DIRECTIONS:
Reproduce, character for character, the lines below from the first through the one with "harv_split = 8". Leave pictures out.

RECORDED INFORMATION:
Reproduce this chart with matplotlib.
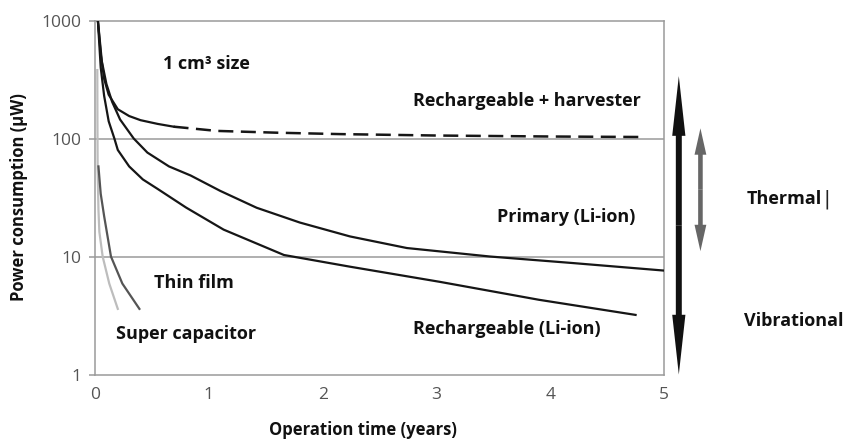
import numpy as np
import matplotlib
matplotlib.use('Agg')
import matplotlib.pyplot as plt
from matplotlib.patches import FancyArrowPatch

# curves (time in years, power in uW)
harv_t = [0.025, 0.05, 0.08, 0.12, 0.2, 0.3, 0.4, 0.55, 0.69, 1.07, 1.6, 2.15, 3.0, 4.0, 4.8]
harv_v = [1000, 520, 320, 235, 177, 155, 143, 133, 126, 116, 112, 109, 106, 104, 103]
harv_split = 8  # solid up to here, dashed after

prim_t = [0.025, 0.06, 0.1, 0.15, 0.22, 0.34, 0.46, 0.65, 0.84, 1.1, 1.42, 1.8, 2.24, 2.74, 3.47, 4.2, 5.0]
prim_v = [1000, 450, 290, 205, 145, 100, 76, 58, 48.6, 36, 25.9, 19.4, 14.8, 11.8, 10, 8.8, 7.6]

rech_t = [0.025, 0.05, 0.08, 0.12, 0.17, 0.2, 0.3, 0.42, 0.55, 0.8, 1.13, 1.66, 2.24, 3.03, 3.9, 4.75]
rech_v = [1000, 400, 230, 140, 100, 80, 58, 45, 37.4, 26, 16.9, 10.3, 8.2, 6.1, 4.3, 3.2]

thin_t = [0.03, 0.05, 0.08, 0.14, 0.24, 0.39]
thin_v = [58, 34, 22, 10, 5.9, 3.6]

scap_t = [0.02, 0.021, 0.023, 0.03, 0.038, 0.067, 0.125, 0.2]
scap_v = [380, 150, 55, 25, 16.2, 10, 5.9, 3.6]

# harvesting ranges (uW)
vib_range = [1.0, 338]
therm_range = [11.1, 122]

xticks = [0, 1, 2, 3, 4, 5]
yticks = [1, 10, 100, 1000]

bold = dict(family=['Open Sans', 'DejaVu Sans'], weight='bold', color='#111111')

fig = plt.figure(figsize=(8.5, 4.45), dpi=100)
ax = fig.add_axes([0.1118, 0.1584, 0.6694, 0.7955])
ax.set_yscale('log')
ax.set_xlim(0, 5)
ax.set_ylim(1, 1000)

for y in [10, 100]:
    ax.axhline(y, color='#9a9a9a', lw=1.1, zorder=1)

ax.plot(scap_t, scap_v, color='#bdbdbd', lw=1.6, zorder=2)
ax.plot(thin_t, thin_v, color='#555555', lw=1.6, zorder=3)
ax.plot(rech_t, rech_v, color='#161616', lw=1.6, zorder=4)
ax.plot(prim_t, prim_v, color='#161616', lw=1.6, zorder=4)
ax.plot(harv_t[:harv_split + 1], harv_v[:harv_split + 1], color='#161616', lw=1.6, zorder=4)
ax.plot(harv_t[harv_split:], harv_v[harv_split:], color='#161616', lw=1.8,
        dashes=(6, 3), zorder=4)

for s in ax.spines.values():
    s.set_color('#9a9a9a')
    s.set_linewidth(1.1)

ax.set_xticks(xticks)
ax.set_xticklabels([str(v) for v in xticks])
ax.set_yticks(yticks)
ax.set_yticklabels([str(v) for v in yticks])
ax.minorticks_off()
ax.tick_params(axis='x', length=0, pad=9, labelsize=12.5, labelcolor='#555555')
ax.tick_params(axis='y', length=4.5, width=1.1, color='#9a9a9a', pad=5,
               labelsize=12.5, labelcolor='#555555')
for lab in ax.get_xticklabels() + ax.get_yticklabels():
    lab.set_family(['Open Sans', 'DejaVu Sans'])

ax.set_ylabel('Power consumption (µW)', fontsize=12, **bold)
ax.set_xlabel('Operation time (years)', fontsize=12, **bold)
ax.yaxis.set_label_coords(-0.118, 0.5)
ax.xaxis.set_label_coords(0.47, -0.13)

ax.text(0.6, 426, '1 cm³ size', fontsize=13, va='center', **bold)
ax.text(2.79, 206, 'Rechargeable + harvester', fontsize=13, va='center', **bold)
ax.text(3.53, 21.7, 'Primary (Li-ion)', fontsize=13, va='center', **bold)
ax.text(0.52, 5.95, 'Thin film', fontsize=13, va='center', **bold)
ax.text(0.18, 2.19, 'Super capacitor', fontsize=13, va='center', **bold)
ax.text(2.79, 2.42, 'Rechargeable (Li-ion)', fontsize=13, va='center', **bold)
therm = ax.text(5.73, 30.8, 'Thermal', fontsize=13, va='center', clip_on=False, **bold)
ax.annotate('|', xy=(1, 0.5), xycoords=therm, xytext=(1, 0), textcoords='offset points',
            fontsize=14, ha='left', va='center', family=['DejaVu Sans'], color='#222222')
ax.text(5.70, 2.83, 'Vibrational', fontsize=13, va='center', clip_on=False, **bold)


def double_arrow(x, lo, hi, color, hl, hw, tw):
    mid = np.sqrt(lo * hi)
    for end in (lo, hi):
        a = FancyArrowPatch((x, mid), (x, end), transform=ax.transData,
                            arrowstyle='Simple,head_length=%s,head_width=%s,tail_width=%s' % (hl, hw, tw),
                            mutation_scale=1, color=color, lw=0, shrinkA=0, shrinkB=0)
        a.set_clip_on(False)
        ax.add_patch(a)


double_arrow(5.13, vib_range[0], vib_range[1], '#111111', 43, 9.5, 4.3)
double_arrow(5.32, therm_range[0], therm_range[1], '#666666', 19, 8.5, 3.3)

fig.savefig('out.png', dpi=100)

EXERCISE RESULT:
Reproduce this chart with matplotlib.
import numpy as np
import matplotlib
matplotlib.use('Agg')
import matplotlib.pyplot as plt
from matplotlib.patches import FancyArrowPatch

# curves (time in years, power in uW)
harv_t = [0.025, 0.05, 0.08, 0.12, 0.2, 0.3, 0.4, 0.55, 0.69, 1.07, 1.6, 2.15, 3.0, 4.0, 4.8]
harv_v = [1000, 520, 320, 235, 177, 155, 143, 133, 126, 116, 112, 109, 106, 104, 103]
harv_split = 8  # solid up to here, dashed after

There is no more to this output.